According to her, “In my own case, as a reverend, I started as a church worker before I was ordained and being in the system, I am supposed to be a mentor to many; I am supposed to use that knowledge, that spiritual gift to reach out to others. So is not just limited to being in the altar; ministration is not about altar, ministration can be anywhere and your ministration is not just by carrying the Bible and preaching; your ministration is let others see Jesus Christ in you, through your attitude, your behaviour, your way of talking, your association; as written, show love to everybody, establish relationships. It is not more than that.”
So, how, for about 21 years after she retired as a civil servant, did the governors from James Ibori to Emmanuel Uduaghan and presently, Ifeanyi Okowa, always call her to serve the state in one capacity or the other? What is her staying power?
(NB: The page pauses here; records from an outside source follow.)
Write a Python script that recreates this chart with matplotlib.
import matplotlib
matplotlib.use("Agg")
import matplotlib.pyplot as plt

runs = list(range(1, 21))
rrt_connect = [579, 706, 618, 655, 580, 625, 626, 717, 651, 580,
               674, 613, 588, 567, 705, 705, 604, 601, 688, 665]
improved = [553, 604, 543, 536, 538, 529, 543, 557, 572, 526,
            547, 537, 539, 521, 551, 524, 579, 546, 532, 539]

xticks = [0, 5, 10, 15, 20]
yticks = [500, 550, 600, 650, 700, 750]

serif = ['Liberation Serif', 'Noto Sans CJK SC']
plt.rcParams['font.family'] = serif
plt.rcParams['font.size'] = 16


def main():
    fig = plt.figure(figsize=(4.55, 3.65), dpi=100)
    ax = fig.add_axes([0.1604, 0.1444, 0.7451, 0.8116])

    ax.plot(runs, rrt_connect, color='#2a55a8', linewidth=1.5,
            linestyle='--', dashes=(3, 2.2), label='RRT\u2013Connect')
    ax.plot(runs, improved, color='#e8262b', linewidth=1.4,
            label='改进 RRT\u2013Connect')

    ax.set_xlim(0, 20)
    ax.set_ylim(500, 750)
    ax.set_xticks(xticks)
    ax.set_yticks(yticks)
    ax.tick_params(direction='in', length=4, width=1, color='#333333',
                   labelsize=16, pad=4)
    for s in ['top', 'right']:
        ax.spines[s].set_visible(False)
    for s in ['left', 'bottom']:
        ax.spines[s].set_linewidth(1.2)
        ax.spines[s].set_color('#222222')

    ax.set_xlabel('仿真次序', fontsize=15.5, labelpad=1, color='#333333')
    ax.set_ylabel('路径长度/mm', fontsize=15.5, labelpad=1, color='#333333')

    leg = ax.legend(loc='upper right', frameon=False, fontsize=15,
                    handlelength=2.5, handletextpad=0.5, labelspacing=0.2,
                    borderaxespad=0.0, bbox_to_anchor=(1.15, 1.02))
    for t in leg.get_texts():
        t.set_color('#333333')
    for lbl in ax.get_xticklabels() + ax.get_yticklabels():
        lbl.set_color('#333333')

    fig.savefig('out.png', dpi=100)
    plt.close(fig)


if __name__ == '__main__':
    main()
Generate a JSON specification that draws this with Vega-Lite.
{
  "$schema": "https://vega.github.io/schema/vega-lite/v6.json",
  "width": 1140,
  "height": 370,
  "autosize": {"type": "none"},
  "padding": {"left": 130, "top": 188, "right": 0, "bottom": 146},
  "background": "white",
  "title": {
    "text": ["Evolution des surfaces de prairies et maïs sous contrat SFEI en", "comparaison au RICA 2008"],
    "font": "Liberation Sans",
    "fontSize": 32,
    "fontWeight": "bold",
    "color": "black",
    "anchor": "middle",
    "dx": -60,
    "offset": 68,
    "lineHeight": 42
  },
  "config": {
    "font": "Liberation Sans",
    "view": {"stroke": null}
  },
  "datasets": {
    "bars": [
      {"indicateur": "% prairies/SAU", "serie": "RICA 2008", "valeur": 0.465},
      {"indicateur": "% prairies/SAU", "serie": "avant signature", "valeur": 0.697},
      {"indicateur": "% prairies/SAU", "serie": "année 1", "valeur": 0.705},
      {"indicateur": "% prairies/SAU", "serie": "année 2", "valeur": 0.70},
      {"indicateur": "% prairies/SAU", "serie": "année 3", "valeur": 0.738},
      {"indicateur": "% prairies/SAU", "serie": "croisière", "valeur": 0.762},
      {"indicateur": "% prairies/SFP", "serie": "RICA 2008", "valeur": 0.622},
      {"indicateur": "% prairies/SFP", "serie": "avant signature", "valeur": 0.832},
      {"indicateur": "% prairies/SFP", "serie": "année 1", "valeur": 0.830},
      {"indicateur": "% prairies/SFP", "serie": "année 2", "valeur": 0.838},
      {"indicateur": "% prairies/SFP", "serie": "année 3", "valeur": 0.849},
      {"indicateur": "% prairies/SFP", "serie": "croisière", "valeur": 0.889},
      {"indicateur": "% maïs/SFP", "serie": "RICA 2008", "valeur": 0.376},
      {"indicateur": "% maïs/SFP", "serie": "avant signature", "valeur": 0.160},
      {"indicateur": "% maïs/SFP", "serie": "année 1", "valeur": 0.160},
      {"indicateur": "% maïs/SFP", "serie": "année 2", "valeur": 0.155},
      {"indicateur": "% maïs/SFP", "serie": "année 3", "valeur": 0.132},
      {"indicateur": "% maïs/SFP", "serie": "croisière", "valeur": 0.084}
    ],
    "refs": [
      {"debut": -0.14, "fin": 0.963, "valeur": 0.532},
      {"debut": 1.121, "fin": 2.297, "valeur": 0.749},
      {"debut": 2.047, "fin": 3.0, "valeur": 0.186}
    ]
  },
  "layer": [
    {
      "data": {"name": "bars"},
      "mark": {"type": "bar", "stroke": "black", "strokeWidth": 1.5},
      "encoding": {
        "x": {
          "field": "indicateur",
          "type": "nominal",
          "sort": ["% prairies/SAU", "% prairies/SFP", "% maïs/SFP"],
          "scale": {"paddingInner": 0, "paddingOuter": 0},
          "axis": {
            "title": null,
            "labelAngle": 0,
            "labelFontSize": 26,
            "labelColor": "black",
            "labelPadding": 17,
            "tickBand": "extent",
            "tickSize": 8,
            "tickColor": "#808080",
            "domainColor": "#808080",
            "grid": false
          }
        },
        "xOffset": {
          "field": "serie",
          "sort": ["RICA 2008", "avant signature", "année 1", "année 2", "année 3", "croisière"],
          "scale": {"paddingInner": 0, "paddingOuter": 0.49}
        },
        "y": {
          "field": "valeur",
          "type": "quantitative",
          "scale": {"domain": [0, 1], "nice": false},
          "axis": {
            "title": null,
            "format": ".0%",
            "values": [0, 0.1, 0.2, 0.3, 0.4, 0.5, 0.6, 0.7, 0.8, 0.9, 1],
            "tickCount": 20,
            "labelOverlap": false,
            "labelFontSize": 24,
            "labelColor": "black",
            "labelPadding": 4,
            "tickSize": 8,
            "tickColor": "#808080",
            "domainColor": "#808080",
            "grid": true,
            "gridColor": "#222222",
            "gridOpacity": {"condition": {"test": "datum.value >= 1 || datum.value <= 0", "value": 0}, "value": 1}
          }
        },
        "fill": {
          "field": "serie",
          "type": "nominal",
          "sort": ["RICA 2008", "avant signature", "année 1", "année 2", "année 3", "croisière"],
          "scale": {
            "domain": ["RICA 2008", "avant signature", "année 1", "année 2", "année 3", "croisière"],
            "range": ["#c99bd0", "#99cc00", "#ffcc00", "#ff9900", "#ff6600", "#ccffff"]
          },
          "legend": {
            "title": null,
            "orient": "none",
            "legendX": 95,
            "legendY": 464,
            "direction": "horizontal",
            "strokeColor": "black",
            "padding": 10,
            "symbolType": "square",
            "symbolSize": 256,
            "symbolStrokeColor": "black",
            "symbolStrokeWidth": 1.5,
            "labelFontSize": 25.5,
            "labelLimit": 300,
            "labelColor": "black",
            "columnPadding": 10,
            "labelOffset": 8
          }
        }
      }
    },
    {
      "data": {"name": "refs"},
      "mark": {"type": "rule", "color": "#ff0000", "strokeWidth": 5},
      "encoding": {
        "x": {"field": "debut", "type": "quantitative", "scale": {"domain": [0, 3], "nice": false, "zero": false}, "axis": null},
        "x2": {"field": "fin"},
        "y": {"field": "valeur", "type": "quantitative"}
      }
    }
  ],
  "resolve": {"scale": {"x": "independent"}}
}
She chuckled for the first time during the interview and went religious, saying, “It is the grace of God; loyalty and service.”
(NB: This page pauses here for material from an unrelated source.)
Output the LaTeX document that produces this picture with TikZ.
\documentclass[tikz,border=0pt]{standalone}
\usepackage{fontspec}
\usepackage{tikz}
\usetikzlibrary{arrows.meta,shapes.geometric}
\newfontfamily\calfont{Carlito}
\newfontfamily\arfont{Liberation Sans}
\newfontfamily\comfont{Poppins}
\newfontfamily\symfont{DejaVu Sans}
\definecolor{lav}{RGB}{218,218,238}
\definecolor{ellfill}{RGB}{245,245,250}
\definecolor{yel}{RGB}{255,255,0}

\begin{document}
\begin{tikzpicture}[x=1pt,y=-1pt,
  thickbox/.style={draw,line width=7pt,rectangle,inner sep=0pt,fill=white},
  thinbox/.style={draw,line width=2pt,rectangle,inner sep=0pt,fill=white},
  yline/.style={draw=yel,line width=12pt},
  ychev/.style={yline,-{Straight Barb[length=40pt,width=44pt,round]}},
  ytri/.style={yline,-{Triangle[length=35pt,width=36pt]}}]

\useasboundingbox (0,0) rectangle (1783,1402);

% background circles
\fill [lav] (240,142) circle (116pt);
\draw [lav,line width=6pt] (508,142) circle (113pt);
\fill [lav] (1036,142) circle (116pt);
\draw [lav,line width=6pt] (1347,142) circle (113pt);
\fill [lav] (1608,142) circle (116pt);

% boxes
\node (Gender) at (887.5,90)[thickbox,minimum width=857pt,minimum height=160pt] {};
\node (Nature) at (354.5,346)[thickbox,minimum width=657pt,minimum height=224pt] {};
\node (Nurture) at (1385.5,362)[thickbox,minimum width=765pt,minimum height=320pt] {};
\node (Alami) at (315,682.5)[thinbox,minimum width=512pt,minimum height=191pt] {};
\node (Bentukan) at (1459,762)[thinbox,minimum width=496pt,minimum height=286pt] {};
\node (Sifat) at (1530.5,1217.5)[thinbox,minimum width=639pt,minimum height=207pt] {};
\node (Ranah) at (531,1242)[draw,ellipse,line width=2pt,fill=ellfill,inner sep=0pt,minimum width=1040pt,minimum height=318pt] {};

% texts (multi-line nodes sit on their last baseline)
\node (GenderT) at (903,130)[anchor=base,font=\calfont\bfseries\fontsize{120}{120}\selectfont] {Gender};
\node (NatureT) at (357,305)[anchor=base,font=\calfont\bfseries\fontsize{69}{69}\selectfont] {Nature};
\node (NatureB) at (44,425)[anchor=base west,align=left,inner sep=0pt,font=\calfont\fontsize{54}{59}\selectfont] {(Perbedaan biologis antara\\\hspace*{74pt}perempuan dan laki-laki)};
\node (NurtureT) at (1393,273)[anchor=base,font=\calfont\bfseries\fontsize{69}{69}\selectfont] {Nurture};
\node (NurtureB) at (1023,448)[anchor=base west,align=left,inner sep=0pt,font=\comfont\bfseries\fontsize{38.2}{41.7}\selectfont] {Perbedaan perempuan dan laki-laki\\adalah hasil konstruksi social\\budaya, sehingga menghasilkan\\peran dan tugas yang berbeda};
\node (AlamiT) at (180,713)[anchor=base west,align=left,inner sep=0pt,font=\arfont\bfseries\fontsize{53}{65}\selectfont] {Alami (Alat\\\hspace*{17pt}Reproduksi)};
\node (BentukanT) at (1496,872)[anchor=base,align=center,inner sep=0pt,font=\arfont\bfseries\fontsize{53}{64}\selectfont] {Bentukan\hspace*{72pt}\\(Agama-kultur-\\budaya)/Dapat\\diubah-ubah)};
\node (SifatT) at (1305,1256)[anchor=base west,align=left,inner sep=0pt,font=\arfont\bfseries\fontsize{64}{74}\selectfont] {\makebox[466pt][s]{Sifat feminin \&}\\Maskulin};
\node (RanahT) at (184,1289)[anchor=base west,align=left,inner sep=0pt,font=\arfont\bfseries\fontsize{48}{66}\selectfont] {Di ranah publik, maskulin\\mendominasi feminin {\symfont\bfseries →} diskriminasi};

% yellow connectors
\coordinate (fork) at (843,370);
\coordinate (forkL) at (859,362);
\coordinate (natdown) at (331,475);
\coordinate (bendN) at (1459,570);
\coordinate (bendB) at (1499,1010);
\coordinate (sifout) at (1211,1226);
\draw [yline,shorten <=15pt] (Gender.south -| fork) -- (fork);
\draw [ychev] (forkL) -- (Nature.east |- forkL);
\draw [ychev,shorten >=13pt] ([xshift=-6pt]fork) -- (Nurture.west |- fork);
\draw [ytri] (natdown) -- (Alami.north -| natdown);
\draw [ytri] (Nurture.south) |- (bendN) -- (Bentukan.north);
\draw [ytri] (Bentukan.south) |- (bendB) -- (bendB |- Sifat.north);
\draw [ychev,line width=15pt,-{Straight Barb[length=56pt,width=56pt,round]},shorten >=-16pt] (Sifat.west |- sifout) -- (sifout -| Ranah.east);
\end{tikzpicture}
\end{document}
She was, however, quick to add: “I believe in what Richard Annie said. If you read 39 Steps, it said ‘the act of enjoying any job is by putting yourself into it.’ I was a founding member of PDP; when we started, we came from different associations to form PDP. After I retired from Delta State Service as a Director of Sports in 1994, I happened to be the first female Director in any ministry in this country.
“But as a civil servant, we were doing underground meetings with politicians. Therefore, by the time I left the service, going into politics was not new to me but I met with a lot of resistance because as at the time we came in, it was an uphill task, being a woman and educated. However, endurance, patience was what brought me up.
“So, I made myself useful each time, and was able to prove a point because many people always feel that for a woman to move up in politics, you must have associated yourself with as many male as possible, which is what I want to say: It is not true. If you want to succeed as a woman, show who you are and people will respect you; they will acknowledge you, you will not be a clapping-event person.
“If you are given a responsibility, you do it even more than what is expected, and if you are given one naira, you spend it as expected and give your report. Then, there is a level of trust and confidence; others see that confidence built by you.
Commenting on media report, some months ago, about alleged conversion of a skill acquisition centre under her ministry to a sex den by commercial sex workers and invasion of the facility by hoodlums, who carted away computers and other facilities, she said: “It was a false report and I even refuted it.
All the things are there intact; they did not remove anything from the Family Support Programme Centre at all. I have taken pains, quietly and unknown to anybody, to go to the FSP centre in the evening; there was nothing like that there. Therefore, it was something that was published just to create a bad image for us, which is not right.”
As a Christian, is using her position to affect other politicians around her? The Itsekiri-born politician told Saturday Vanguard: “Our status in government is Christ-oriented. Our head, Senator Ifeanyi Okowa believes in God and appreciates the grace of God. If you go the Government House Chapel in the mornings, you will be taken aback. If you did not even know God before, you would be forced to know Him; you are made at all times to re-acclaim your faith in God.
“In this Ministry, for instance, we do not start anything here without going to God and at such periods, little messages are given; workers’ behaviour and attitude towards work are touched,” she said.